Twine bridges hypertext fiction and game design using linked passages with variables and conditional logic. Its visual node-based interface and multimedia support enable branching narratives without programming expertise. Twine's accessibility has made it primary platform for interactive fiction and experimental digital storytelling.
Twine emerged in the early 2010s at a moment when interactive fiction was niche and technical. To understand its significance, consider what barriers existed to IF creation before Twine.
Interactive fiction requires several elements: passages of text, links between passages, variables tracking player choices, and conditional logic determining what displays based on state. These are powerful features, but implementing them required either programming (learning languages like Inform) or using complex hypertext tools. This limited who could create IF: primarily programmers or technical enthusiasts.
Twine changed this by providing a visual, accessible interface. The core concept is simple: passages are nodes in a visual graph. Links connect passages. Variables track state. Conditionals determine content display. Instead of writing code, creators visually design the story graph: they see nodes representing passages, draw links representing connections, and set variables visually.

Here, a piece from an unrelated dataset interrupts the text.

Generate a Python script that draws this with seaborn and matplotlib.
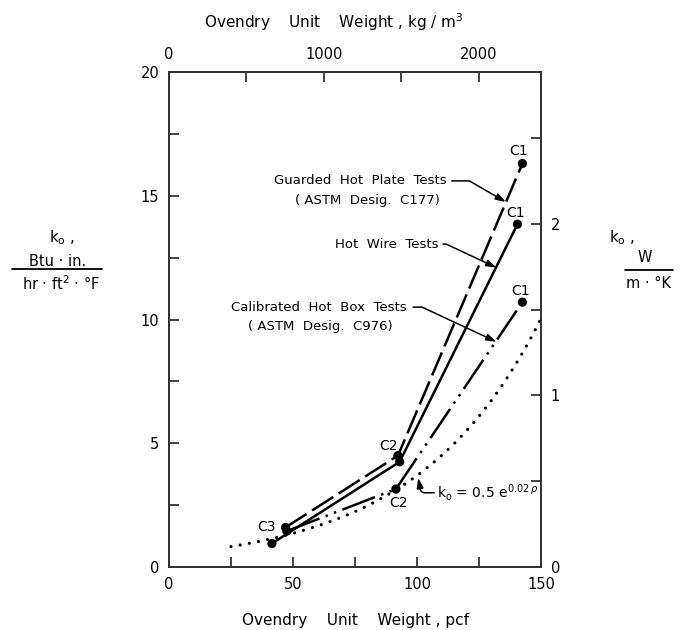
import numpy as np
import pandas as pd
import matplotlib
matplotlib.use("Agg")
import matplotlib.pyplot as plt
import seaborn as sns
from matplotlib.ticker import FixedLocator, MultipleLocator

sns.set_style("ticks")
plt.rcParams["font.family"] = ["DejaVu Sans"]
plt.rcParams["mathtext.fontset"] = "dejavusans"
plt.rcParams["text.color"] = "black"

# Thermal conductivity k0 (Btu·in./hr·ft²·°F) vs ovendry unit weight (pcf)
series_names = ["Guarded Hot Plate", "Hot Wire", "Calibrated Hot Box"]
guarded_pcf = [47.0, 92.3, 142.5]
guarded_k = [1.60, 4.50, 16.3]
hotwire_pcf = [41.5, 93.0, 140.5]
hotwire_k = [0.95, 4.25, 13.85]
hotbox_pcf = [47.5, 91.5, 142.5]
hotbox_k = [1.45, 3.15, 10.7]
point_names = ["C3", "C2", "C1"]

# Regression curve k0 = 0.5 e^(0.02 rho), drawn over 25..150 pcf
fit_a = 0.5
fit_b = 0.02
fit_start, fit_end = 25, 150

# Unit conversions for the secondary axes
PCF_TO_KGM3 = 16.0185
BTUIN_TO_WMK = 0.1442

df = pd.DataFrame({
    "series": np.repeat(series_names, 3),
    "pcf": guarded_pcf + hotwire_pcf + hotbox_pcf,
    "k": guarded_k + hotwire_k + hotbox_k,
    "point": point_names * 3,
})

W, H = 687, 630
fig = plt.figure(figsize=(W / 100, H / 100), dpi=100)
L, R, T, B = 169, 541, 72, 567
ax = fig.add_axes([L / W, 1 - B / H, (R - L) / W, (B - T) / H])

sns.lineplot(
    data=df, x="pcf", y="k", hue="series", style="series",
    palette={n: "black" for n in series_names},
    dashes={"Guarded Hot Plate": (10, 2.6), "Hot Wire": "",
            "Calibrated Hot Box": (14, 2.6, 1, 2.6, 1, 2.6)},
    sort=False, estimator=None, linewidth=1.8, legend=False, ax=ax,
)
sns.scatterplot(data=df, x="pcf", y="k", color="black", s=44,
                edgecolor="none", legend=False, ax=ax, zorder=5)

rho = np.linspace(fit_start, fit_end, 300)
sns.lineplot(x=rho, y=fit_a * np.exp(fit_b * rho), ax=ax, color="black",
             linewidth=2.3, linestyle=(0, (0.01, 2.9)),
             dash_capstyle="round")

# Point labels (series, index, offset in points)
label_spots = [
    ("Guarded Hot Plate", 0, (-14, 0)),
    ("Guarded Hot Plate", 1, (-7, 7)),
    ("Calibrated Hot Box", 1, (2, -10)),
    ("Guarded Hot Plate", 2, (-3, 9)),
    ("Hot Wire", 2, (-1, 8)),
    ("Calibrated Hot Box", 2, (-1, 8)),
]
for name, i, off in label_spots:
    row = df[df.series == name].iloc[i]
    ax.annotate(row.point, (row.pcf, row.k), xytext=off,
                textcoords="offset points", ha="center", va="center",
                fontsize=10, color="black")

ax.set_xlim(0, 150)
ax.set_ylim(0, 20)
ax.xaxis.set_major_locator(MultipleLocator(50))
ax.xaxis.set_minor_locator(MultipleLocator(25))
ax.yaxis.set_major_locator(MultipleLocator(5))
ax.yaxis.set_minor_locator(MultipleLocator(2.5))
ax.set_xlabel("")
ax.set_ylabel("")

# Top axis in kg/m3, right axis in W/m·K
ax_top = ax.twiny()
ax_top.set_xlim(0, 150 * PCF_TO_KGM3)
ax_top.xaxis.set_major_locator(FixedLocator([0, 1000, 2000]))
ax_top.xaxis.set_minor_locator(FixedLocator([500, 1500]))
ax_r = ax.twinx()
ax_r.set_ylim(0, 20 * BTUIN_TO_WMK)
ax_r.yaxis.set_major_locator(FixedLocator([0, 1, 2]))
ax_r.yaxis.set_minor_locator(FixedLocator([0.5, 1.5, 2.5]))

for a in (ax, ax_top, ax_r):
    a.tick_params(which="both", direction="in", length=7, width=1.2,
                  color="#222222", labelsize=10.5, labelcolor="black", pad=7)
    for s in a.spines.values():
        s.set_color("#333333")
        s.set_linewidth(1.3)

# Curve annotations with elbow leaders
def leader(start, tip, angB, rad=0):
    ax.annotate("", xy=tip, xytext=start,
                arrowprops=dict(arrowstyle="-|>,head_length=0.6,head_width=0.2",
                                color="black", lw=1.1, shrinkA=0, shrinkB=0,
                                connectionstyle=f"angle,angleA=0,angleB={angB},rad={rad}"))

fs = 9.5
ax.text(112.0, 15.6, "Guarded  Hot  Plate  Tests", ha="right", va="center", fontsize=fs)
ax.text(80.0, 14.8, "( ASTM  Desig.  C177)", ha="center", va="center", fontsize=fs)
leader((114.0, 15.6), (135.8, 14.75), 150)
ax.text(108.5, 13.05, "Hot  Wire  Tests", ha="right", va="center", fontsize=fs)
leader((110.5, 13.05), (132.0, 12.1), 155)
ax.text(96.0, 10.5, "Calibrated  Hot  Box  Tests", ha="right", va="center", fontsize=fs)
ax.text(61.0, 9.7, "( ASTM  Desig.  C976)", ha="center", va="center", fontsize=fs)
leader((98.4, 10.5), (132.0, 9.1), 155)
ax.text(108.0, 3.0, r"k$_{\rm o}$ = 0.5 e$^{\rm 0.02\,\it\rho}$", ha="left",
        va="center", fontsize=10)
leader((107.0, 3.0), (100.5, 3.6), 100, rad=4)

# Axis titles
def ftext(x, y, s, **kw):
    fig.text(x / W, 1 - y / H, s, ha="center", va="center", **kw)

ftext(355, 620, "Ovendry    Unit    Weight , pcf", fontsize=11)
ftext(334, 22, "Ovendry    Unit    Weight , kg / m$^{\\rm 3}$", fontsize=11)
ftext(62, 238, r"k$_{\rm o}$ ,", fontsize=11)
ftext(58, 261, "Btu · in.", fontsize=10.5)
ftext(61, 284, "hr · ft$^{\\rm 2}$ · °F", fontsize=10.5)
fig.add_artist(plt.Line2D([12 / W, 102 / W], [1 - 269 / H] * 2, color="black", lw=1.3))
ftext(622, 238, r"k$_{\rm o}$ ,", fontsize=11)
ftext(645, 258, "W", fontsize=10.5)
ftext(649, 284, "m · °K", fontsize=10.5)
fig.add_artist(plt.Line2D([625 / W, 673 / W], [1 - 270 / H] * 2, color="black", lw=1.3))

fig.savefig("out.png", dpi=100, facecolor="white")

This visual approach eliminates several barriers. You don't need to learn programming syntax. You can see the entire story structure at once (or zoom to examine branches). You can intuitively understand how choices affect outcomes. The interface communicates the form's logic visually rather than demanding code literacy.
The effect was transformative. IF creation exploded. Writers without programming background could make IF. Artists and experimental creators could explore interactive narrative without technical training. This democratization changed what IF became.
Before Twine, IF was primarily associated with parser-based games (Zork legacy) requiring puzzle-solving and technical understanding. Twine enabled new kinds of IF: experimental narrative exploring choice and agency, art games using interactivity for artistic effect, personal storytelling exploiting branching for character depth. The form diversified because more diverse creators could participate.
Twine also integrated hypertext and game design in new ways. Hypertext emphasized link navigation and navigational choice. Games emphasized mechanical challenge and state management. Twine combined these: narrative branches through links (hypertext) and choices that affect game state (game design). This hybrid enabled stories that are simultaneously literary and ludic.
Today, Twine is the primary platform for experimental interactive fiction. This is largely because accessibility matters. By lowering barriers to creation, Twine enabled broader participation and richer development of the form. This reveals a general principle: tools matter. Better tools (more accessible, more intuitive) expand creative possibility and allow more diverse voices into forms.